Everyone giving you weird looks and murmuring behind your back about
that one summer (remember, no one who lives in Amity actually saw the shit that
went down in the last half hour of the first movie; it must’ve sounded like an absurdly
exaggerated account when Brody and Hooper laid it all out). I don’t blame the townspeople for what they
do to Brody in part 2 but fuck ‘em, he’ll do better somewhere near less water.
Probably the strangest thing in the movie is when Body places
cyanide on the tips of his bullets and then melts wax over the poison to encase
it. This is fairly early on in the
picture after the shark eats a water skier and the lady driving the boat. What makes this attack so funny is the shark
is thrusting and jumping at the boat at full force like in the finale of the
first installment which looks ridiculous.
There’s no build up to it. The
filmmakers wanted to hit you hard towards the beginning and leave themselves no
place to go. Anyway the broad in the
motorboat panics and grabs a canister of gasoline to presumably throw at the
shark but ends up clumsily soaking herself. She then proceeds to shoot a fucking flare gun
in the boat causing everything to go on fire (shark included) and the entire
boat blows up (shark’s ok though). So
there’s no evidence of a shark attack left behind, just an exploded boat. For this Brody must lace his bullets with
cyanide. You could say he gets a little
paranoid.
Even Brody knows that infamous unmissable yellow barrel
from
the first installment doesn’t make sense being there
There are a lot of callbacks to the original like the
surprise reveal of a corpse in the water, “wanna fool around?”, one of Quint’s
yellow barrels is a planter outside the Brodys’ home, young girl gets googly
eyed boy to come to the beach, Brody gets drunk, a false alarm where everyone
evacuates the water in a frenzy, Brody brings on an expert to help him
understand what’s going on (although this character only lasts one scene), the
Orca makes a cameo and etc.
One of the biggest problems is the pacing. It starts off fine but then there’s a forty
five minute stretch without a shark attack (not counting the false alarm). And at that point there’s only a partial
attack where it’s unclear if the victim got bit at all. When he’s brought out of the water (still
alive by the way) then we can see that he’s bleeding but the scene wasn’t done
properly to convey that this guy got hurt.
So really it’s fifty minutes until the shark starts murdering folks
again. And the pace suddenly kicks up during
the last half hour when the shark goes after people left and right. It’s too uneven and the long shark-less part
in the middle leaves you scratching your head.

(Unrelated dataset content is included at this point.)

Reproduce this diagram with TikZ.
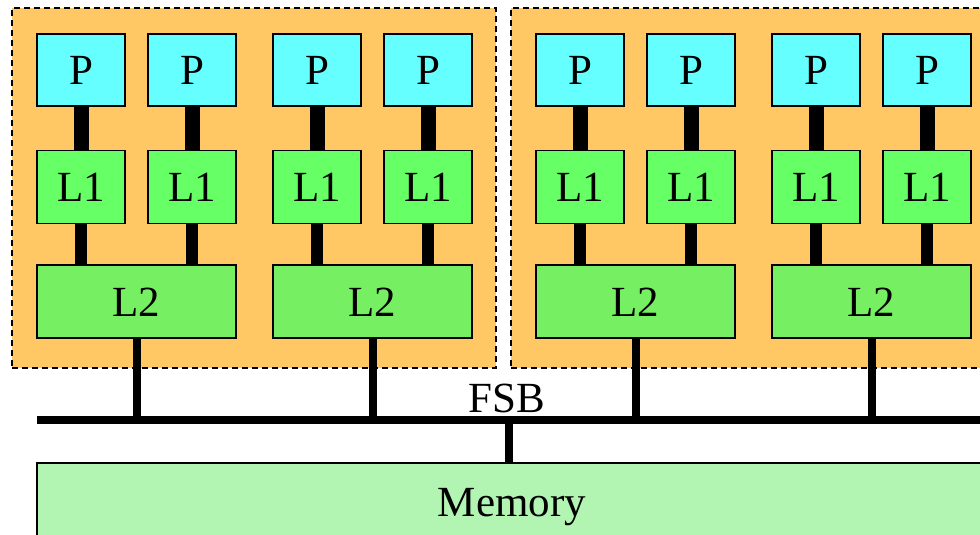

Michael, Brody’s son, is another mystery. He was supposed to have been traumatized from
seeing a man eaten alive by a 25 foot shark and barely dodging the same fate
himself in the first film. But here all
he wants to do is go sailing and hang out at the beach as if nothing had
happened. You’re saying he got over that
unforgettable episode? Sure it’s
possible but that’s a hard severed leg to swallow my friends. To see the Brody boys so antsy to get in the
water doesn’t add up for me. But then
again nothing adds up.
I mean this is just dumb.
It’s a dumb fuckin’ movie. You
know how McClane says “how can the same shit happen to the same guy twice” in Die Hard 2? Jaws 2
takes that one step further by having the same shit happen to the same guy in the same location twice. What is it about Amity that attracts vicious mammoth
goddamn sharks? At this point it really
kind of is supernatural like how Freddy always preys on kids on Elm Street or
Michael Myers always goes after teens in Haddonfield. Great white sharks are always in Amity, that’s
just the way it is.
The only angle that’s kinda cool is Brody going legitimately
crazy. But they play it cheesy where he
turns out to be the sole person right about a killer shark on the loose. They could’ve gone in a very different
direction with a film about Brody not being able to cope with his job, life and
the ocean at large. No actual shark,
only a haunted past and a fraught present.
But who the fuck is going to wanna see that shit? I’m not saying they should’ve done that but
it would’ve been way more fascinating than a half assed slasher picture.
Even the ending with the shark taking down a fucking
helicopter is so stupid and makes the animal look too smart. Like when the teenagers are forced to cobble
together their sailboats after the shark destroys most of their crafts it feels
like the fuckin’ thing plotted it all out.
But it didn’t look too damn smart when it bit into that electrical cable
frying it to kingdom come with smoke pouring out of its eye sockets. It’s a spectacularly silly demise that admittedly
I did enjoy a little.
And that one attack where the beauty queen’s boyfriend gets
dragged towards their boat slamming right into it is a well done scene. It has a grittiness to it that the rest of
the movie lacks.
Ok and the John Williams score is good too. It’s certainly not as memorable as the
original but there are nice moments and they make use of the iconic theme. Hey, even a half-baked John Williams score is
still pretty great.
So there you have it internet, Jaws 2. I remember it not
being very good when I first saw it a very long time ago but this is worse than
I remembered. It’s so thoughtless. Look guys, there’s Jaws and then fuck everything else.